Provided records

·····

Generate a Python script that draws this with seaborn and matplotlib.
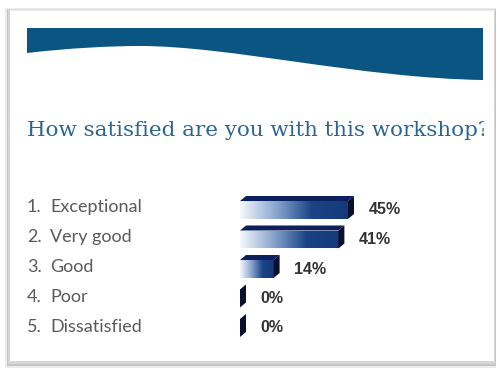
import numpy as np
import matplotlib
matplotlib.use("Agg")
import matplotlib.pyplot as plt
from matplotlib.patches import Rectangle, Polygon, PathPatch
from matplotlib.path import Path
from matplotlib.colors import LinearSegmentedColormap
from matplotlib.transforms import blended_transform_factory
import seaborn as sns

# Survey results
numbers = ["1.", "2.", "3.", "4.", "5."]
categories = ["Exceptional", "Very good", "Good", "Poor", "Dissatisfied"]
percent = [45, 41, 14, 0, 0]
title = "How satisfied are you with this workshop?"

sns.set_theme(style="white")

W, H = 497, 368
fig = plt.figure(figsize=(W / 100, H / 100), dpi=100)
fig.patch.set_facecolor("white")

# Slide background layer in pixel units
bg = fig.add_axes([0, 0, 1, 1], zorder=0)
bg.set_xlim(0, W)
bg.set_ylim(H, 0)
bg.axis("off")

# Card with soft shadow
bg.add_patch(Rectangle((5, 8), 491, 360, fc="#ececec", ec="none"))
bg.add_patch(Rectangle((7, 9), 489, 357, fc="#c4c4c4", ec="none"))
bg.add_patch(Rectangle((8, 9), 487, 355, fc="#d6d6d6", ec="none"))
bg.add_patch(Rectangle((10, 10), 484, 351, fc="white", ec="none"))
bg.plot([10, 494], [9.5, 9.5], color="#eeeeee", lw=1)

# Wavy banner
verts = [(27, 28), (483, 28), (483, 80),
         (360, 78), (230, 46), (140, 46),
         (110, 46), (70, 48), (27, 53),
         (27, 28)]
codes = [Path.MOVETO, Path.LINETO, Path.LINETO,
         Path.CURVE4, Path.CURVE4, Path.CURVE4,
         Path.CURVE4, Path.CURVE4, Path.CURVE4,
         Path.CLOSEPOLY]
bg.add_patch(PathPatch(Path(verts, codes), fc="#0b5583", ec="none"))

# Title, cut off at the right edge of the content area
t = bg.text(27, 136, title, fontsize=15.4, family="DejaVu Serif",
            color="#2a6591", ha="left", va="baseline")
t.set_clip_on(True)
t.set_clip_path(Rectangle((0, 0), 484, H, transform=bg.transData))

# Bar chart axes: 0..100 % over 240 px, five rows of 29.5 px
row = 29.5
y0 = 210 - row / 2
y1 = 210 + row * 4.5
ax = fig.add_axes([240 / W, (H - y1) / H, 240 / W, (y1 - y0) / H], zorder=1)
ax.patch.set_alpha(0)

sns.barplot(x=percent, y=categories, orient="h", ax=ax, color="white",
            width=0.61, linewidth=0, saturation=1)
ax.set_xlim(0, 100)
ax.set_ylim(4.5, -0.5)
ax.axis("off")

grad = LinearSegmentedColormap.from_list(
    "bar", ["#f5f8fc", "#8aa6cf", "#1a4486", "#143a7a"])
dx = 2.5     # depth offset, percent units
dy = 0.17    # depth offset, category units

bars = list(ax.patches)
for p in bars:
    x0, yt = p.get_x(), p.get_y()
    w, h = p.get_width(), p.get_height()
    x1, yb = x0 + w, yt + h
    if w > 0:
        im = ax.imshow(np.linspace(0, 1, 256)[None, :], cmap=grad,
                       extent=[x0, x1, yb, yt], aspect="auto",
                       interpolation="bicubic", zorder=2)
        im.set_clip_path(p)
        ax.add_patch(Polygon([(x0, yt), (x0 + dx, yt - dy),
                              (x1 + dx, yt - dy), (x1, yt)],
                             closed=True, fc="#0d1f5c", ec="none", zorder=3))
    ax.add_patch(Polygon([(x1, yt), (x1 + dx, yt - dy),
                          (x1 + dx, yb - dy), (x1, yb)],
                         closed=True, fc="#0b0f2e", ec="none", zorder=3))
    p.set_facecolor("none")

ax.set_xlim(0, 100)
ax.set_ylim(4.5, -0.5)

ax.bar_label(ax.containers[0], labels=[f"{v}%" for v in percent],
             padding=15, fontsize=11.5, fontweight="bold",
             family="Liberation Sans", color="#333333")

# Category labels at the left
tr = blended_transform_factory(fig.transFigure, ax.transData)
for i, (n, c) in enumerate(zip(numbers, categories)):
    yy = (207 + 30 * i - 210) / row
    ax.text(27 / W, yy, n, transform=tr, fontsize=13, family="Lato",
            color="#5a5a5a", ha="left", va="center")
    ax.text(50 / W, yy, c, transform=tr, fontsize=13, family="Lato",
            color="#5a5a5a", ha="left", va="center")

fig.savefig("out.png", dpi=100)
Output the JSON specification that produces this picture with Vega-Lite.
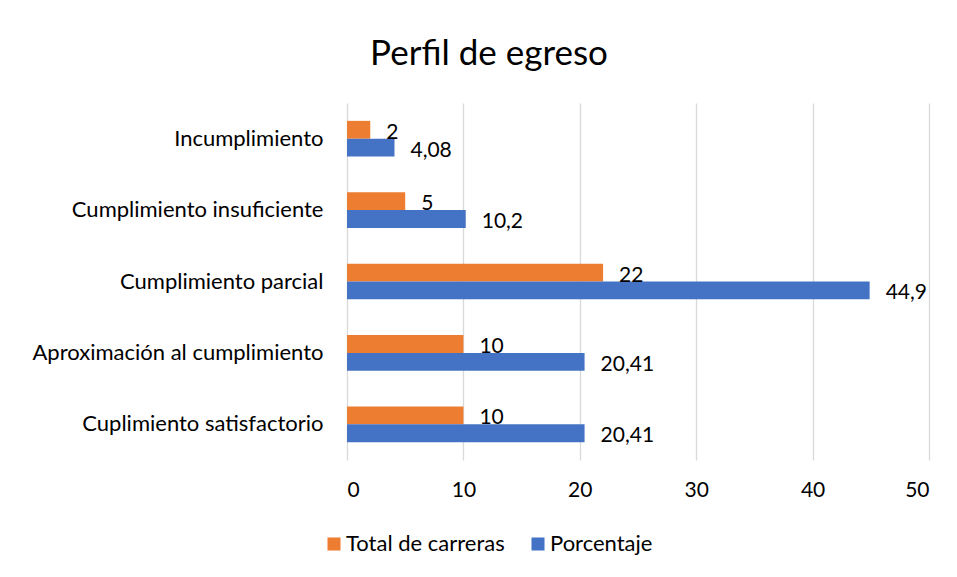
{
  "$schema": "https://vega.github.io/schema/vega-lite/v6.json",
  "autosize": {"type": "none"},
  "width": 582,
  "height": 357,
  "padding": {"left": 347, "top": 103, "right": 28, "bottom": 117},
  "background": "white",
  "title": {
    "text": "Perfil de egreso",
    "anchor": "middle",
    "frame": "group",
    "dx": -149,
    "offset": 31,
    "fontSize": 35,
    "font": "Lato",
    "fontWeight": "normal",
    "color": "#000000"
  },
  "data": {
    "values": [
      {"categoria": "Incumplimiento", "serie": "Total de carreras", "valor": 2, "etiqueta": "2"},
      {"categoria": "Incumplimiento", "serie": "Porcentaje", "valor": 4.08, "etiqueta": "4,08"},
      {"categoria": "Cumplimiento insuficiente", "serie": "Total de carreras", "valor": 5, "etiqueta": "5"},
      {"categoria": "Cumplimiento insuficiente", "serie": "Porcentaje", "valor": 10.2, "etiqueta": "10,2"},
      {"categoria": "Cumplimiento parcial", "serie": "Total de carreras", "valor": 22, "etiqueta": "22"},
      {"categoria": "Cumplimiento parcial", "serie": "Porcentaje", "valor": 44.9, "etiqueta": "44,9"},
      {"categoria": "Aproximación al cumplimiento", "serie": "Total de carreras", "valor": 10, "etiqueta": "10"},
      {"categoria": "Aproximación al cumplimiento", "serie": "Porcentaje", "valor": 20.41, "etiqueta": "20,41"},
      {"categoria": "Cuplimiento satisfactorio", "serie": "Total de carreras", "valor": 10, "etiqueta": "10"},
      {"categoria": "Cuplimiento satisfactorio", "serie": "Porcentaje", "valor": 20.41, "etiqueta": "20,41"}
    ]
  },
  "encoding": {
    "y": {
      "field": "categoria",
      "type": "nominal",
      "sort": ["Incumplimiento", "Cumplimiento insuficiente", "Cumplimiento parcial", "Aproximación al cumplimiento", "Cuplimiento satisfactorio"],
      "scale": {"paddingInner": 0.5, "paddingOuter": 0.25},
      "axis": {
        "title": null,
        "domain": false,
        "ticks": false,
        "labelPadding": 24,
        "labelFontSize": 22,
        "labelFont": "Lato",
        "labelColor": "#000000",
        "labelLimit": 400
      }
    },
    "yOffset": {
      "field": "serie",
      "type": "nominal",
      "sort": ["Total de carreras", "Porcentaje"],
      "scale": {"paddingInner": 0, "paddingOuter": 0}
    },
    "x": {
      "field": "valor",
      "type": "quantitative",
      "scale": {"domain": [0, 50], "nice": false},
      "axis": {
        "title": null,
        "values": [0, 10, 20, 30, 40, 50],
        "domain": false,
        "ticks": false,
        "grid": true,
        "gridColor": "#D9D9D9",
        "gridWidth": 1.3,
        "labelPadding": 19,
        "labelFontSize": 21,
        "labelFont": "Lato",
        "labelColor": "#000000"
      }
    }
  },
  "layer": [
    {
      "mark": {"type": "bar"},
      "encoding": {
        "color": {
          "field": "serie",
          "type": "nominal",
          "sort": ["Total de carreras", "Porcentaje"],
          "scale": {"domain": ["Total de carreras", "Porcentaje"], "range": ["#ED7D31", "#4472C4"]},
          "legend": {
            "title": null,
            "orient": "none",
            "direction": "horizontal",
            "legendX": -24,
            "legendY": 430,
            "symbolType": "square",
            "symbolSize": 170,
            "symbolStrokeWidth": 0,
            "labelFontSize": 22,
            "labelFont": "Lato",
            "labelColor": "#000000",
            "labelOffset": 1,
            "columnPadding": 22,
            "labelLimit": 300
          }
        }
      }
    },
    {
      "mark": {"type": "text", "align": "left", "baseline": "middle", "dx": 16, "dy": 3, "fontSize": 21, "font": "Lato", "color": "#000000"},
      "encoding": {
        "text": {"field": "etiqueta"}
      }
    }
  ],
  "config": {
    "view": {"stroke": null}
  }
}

·····

Written exercise
Restate word for word every line from the top of the entries above to the line with "import seaborn as sns", inclusive, and skip any pictures.

Complete output
Generate a Python script that draws this with seaborn and matplotlib.
import numpy as np
import matplotlib
matplotlib.use("Agg")
import matplotlib.pyplot as plt
from matplotlib.patches import Rectangle, Polygon, PathPatch
from matplotlib.path import Path
from matplotlib.colors import LinearSegmentedColormap
from matplotlib.transforms import blended_transform_factory
import seaborn as sns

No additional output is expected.